Two Cherubim (Phoenician Winged Sphinxes) guard the Sacred Tree, or "Lebensbaum"
("Tree of Life"). From a silver plate from Curium, Cyprus, ca. the 7th century BCE (cf. p. 74. Fig. 207. Heinz Demisch. Die Sphinx, Geschichte ihrer Darstellung von den Anfangen bis zur Gegenwart. Stuttgart. Verlag Urachhaus Johannes M. Mayer. 1977 (ISBN 3-8738-219-7).
Note: The Phoenician version of the Tree of Life, was a hybrid of Egyptian Lotus and Papyrus blossoms, as these plants were, for the Egyptians associated with the righteous dead attaining eternal life. The Egyptians showed themselves holding a Lotus blossom to their nose, symbolic of immortality. They believed that the Sun-god arose each day from a giant Lotus blossom, and they too would arise from death, from the same flower, for ever and ever, like the Sun-god. At times, especially in North Syrian art forms, the Phoenician tree possesses Palm branches, creating a fusion of Lotus, Papyrus and Palm tree.

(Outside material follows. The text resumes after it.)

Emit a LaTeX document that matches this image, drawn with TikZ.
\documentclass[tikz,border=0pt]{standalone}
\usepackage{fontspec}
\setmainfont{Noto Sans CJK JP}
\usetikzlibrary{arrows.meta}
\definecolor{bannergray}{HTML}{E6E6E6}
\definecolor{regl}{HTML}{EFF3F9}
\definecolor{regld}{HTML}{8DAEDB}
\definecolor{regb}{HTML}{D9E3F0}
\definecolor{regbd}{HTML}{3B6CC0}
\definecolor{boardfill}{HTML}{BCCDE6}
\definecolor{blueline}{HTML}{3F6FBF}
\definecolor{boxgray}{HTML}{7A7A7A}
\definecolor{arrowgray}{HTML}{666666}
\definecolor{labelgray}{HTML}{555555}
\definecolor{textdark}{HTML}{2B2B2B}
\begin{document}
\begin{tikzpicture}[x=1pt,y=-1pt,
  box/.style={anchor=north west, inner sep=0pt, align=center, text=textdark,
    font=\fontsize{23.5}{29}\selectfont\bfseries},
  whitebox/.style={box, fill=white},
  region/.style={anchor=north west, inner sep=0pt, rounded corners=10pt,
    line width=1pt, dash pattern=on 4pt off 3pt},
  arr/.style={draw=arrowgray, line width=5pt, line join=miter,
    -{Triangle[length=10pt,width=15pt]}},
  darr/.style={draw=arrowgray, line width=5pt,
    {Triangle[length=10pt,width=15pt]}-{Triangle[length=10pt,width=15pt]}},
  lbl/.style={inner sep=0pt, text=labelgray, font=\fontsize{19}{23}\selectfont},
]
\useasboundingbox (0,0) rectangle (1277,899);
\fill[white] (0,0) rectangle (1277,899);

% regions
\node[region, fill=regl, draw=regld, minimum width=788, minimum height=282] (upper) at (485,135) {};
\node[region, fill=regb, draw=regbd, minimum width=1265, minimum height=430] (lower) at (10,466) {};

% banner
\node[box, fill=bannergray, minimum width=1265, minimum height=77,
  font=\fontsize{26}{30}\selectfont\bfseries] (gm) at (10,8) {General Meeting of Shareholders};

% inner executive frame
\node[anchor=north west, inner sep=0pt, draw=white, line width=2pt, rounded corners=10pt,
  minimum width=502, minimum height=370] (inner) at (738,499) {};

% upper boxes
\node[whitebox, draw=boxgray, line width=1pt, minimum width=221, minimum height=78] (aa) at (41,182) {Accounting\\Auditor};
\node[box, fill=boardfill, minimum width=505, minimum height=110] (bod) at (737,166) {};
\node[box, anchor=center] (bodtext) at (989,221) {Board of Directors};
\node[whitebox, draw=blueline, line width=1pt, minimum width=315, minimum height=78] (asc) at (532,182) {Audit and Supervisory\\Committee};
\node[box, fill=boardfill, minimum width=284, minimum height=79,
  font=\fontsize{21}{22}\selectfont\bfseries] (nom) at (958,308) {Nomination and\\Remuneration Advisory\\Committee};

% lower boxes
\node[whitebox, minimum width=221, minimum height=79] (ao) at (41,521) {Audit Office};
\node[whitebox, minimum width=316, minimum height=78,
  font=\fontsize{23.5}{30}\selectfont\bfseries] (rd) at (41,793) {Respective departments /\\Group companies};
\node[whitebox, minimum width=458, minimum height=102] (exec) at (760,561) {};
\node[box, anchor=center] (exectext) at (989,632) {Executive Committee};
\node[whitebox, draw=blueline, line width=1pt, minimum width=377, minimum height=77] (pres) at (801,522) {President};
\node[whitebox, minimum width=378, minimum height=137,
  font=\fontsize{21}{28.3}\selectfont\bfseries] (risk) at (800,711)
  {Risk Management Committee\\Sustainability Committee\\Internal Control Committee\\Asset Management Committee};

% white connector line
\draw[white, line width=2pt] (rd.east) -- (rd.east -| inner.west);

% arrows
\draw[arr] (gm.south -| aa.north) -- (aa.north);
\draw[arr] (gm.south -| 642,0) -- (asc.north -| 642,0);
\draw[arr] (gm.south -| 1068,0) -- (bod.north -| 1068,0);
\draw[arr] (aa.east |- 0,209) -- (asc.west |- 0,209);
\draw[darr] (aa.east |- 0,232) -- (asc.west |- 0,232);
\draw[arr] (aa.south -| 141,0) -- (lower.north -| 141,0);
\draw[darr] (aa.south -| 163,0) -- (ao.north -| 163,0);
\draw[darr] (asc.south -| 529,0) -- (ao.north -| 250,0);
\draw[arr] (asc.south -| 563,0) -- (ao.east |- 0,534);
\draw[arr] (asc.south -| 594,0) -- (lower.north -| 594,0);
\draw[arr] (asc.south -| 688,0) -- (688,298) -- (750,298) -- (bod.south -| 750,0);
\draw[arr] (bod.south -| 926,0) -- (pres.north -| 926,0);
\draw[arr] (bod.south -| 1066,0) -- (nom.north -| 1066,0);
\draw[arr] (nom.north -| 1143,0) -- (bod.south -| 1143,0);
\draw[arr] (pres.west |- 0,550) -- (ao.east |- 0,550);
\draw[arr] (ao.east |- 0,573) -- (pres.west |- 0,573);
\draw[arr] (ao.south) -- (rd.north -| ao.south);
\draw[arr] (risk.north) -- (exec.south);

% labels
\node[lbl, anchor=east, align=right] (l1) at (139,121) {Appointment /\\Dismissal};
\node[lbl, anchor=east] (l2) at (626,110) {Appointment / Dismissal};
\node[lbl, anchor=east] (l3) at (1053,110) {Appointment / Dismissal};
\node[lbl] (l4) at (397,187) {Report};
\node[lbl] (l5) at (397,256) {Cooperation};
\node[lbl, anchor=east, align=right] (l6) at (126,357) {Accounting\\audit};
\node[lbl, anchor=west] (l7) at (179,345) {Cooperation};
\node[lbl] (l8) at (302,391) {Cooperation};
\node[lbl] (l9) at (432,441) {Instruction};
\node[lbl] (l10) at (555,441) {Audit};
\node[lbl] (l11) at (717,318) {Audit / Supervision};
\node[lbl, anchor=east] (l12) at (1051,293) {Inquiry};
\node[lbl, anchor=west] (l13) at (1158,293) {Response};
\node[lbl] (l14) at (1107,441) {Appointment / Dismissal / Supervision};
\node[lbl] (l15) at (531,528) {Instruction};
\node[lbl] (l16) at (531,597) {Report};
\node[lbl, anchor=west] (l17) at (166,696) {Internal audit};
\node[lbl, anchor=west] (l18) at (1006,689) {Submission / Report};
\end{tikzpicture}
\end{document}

The Bible mentions the Temple of Solomon being decorated with Cherubim and Palm trees. The capital volutes found in Iron AGE II Israel resemble Phoenician and North Syrian Sacred Trees. Evidently Israel's Sacred Tree of Life is drawing from the North Syrian version with its Palm branches.

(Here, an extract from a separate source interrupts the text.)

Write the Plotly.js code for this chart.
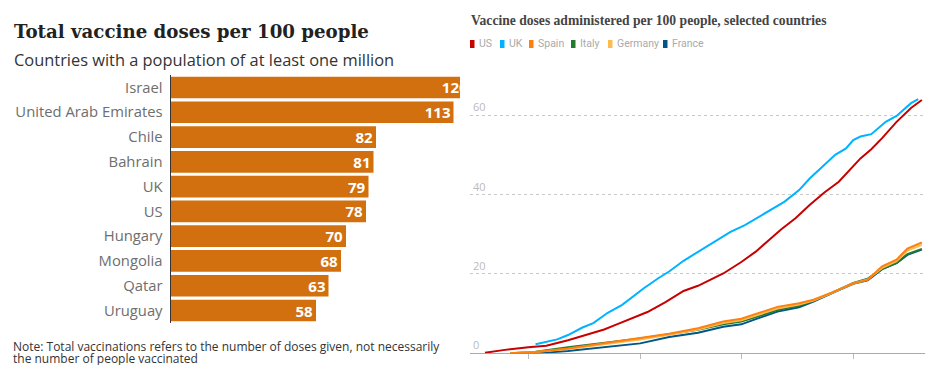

As regards the Sphinx, Hebrew Cherub, the Egyptians understood it was a manifestation of the Sun-god, it was called Hor-em-akhet, "Horus on the Horizon," that is, the Sun at Sunrise was the Sphinx. The Sun arose each day after traveling all night in the underworld, to emerge at daybreak from a giant Lotus blossom, thus the sphinx in association with a Lotus Tree (a "fantastic creation, as Lotuses are aquatic plants), is a quite normal and understandable motif, which was reformatted by the Phoenicians, who built the Temple of Solomon and decorated it with Cherubim, flowers, and sacred trees. One also frequently sees a winged Sun over the sacred tree in Phoenician seals. The Winged sun was called by the Egyptians "Horus of Behdet," Horus assuming the shape of the Sun with wings to destroy his enemies. So, Horus the hawk god is the Sun and the Sphinx, both of whom, who emerge each day from the sacred Lotus. Malachi metaphorically speaks of Yahweh-Elohim as a winged sun disk with righteousness in its wings (Mal 4:2). Egyptian Solar Imagery appears to have been ascribed by the Hebrews to their God.